Indigenous housing deja vu

Sara Hudson

08 September 2017 | Ideas@TheCentre

SH indigenous aboriginal housing 2Despite billions of dollars and numerous government programs to improve Indigenous living conditions, social housing in many remote communities continues to be poorly maintained, overcrowded and dilapidated. Even ardent socialist HC “Nugget” Coombs despaired at the state of Indigenous housing, declaring in 1978: “there is no element in social policy for Aborigines the results of which have been so disappointing and so confusing as that related to housing.”

Sadly, nothing has changed since then.  A recent article claims residents in a remote Northern Territory community are “begging for housing” with some households having three generations of people living under one roof.

To combat the overcrowding, the Northern Territory Government is embarking on a $1.1 billion remote housing program over the next 10 years. One aspect is the ‘Room to Breathe’ early works program that will add an extra bedroom to houses built under the disastrous Strategic Indigenous Housing and Infrastructure Program (SIHIP). Inexplicably, despite the houses costing up to $750,000 to construct, many of them had only two bedrooms.

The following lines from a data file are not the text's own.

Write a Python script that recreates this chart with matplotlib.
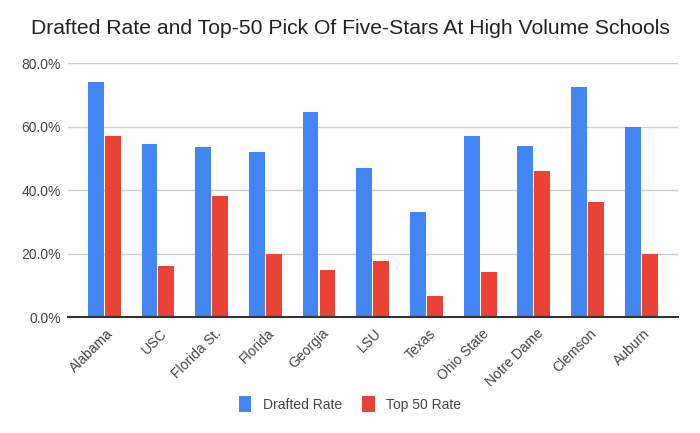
import numpy as np
import matplotlib
matplotlib.use('Agg')
from matplotlib import pyplot as plt
from matplotlib import transforms
from matplotlib.ticker import FuncFormatter

schools = ['Alabama', 'USC', 'Florida St.', 'Florida', 'Georgia', 'LSU',
           'Texas', 'Ohio State', 'Notre Dame', 'Clemson', 'Auburn']
drafted_rate = [74.2, 54.5, 53.6, 51.9, 64.7, 47.1, 33.3, 57.1, 53.8, 72.4, 60.0]
top50_rate = [57.1, 16.1, 38.2, 19.8, 15.0, 17.6, 6.7, 14.3, 46.0, 36.4, 20.0]

plt.rcParams['font.family'] = ['Liberation Sans', 'DejaVu Sans']

fig = plt.figure(figsize=(7, 4.33), dpi=100)
ax = fig.add_axes([0.097, 0.267, 0.872, 0.587])

x = np.arange(len(schools))
w = 0.295
ax.bar(x - w / 2 - 0.01, drafted_rate, w, color='#4285F4', label='Drafted Rate', zorder=3)
ax.bar(x + w / 2 + 0.01, top50_rate, w, color='#EA4335', label='Top 50 Rate', zorder=3)

ax.set_ylim(0, 80)
ax.set_xlim(-0.676, len(schools) - 1 + 0.69)
ax.set_yticks([0, 20, 40, 60, 80])
ax.yaxis.set_major_formatter(FuncFormatter(lambda v, p: '%.1f%%' % v))
ax.grid(axis='y', color='#cccccc', linewidth=1, zorder=0)

ax.tick_params(axis='both', length=0, labelsize=10, colors='#444444')
ax.tick_params(axis='x', pad=10)
ax.tick_params(axis='y', pad=5)

ax.set_xticks(x)
ax.set_xticklabels(schools, rotation=45, ha='right', va='center',
                   rotation_mode='anchor')
# nudge the rotated labels to the right (after tick_params, which resets transforms)
shift = transforms.ScaledTranslation(7 / 100, 0, fig.dpi_scale_trans)
for lbl in ax.get_xticklabels():
    lbl.set_transform(lbl.get_transform() + shift)

for s in ['top', 'right', 'left']:
    ax.spines[s].set_visible(False)
ax.spines['bottom'].set_color('#333333')
ax.spines['bottom'].set_linewidth(1.5)
ax.spines['bottom'].set_zorder(4)

fig.suptitle('Drafted Rate and Top-50 Pick Of Five-Stars At High Volume Schools',
             x=0.5, y=0.955, fontsize=15.2, color='#222222')

fig.legend(loc='center', bbox_to_anchor=(0.5, 0.067), ncol=2, frameon=False,
           fontsize=10, handlelength=0.9, handleheight=1.3, columnspacing=1.5,
           labelcolor='#444444')

plt.savefig('out.png', dpi=100)
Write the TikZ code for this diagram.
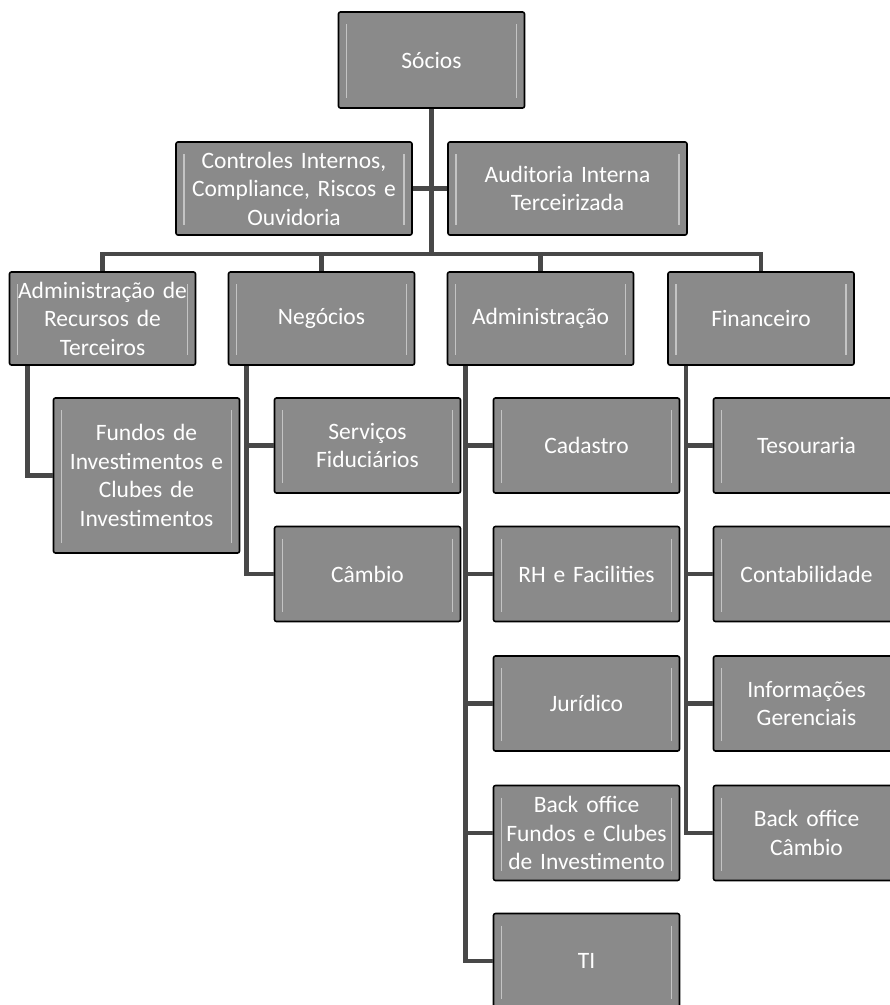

Jointly funded by the Australian and Northern Territory governments, the $5.5 billion SIHIP  was launched in 2007 to provide 4,200 new houses and 4,800 refurbishments over 10 years, but has been heavily criticised for its astronomical costs, with more than $100 million spent on consultants before a single house was built. There was a 9000-house shortfall in Indigenous housing when the program started, and this shortfall will still exist when it is completed because the construction rate cannot keep up with demand and the deterioration of existing stock.

The Northern Territory government is pleading with Canberra to provide half a billion dollars in additional funding to deliver its latest 10-year $1.1-billion housing program. But this is likely to be more money down the drain, unless governments urgently change their approach to Indigenous housing.

Instead of focusing on public housing as the only solution for the housing crisis, government should make it easier for communities to have 99-year leases for private housing.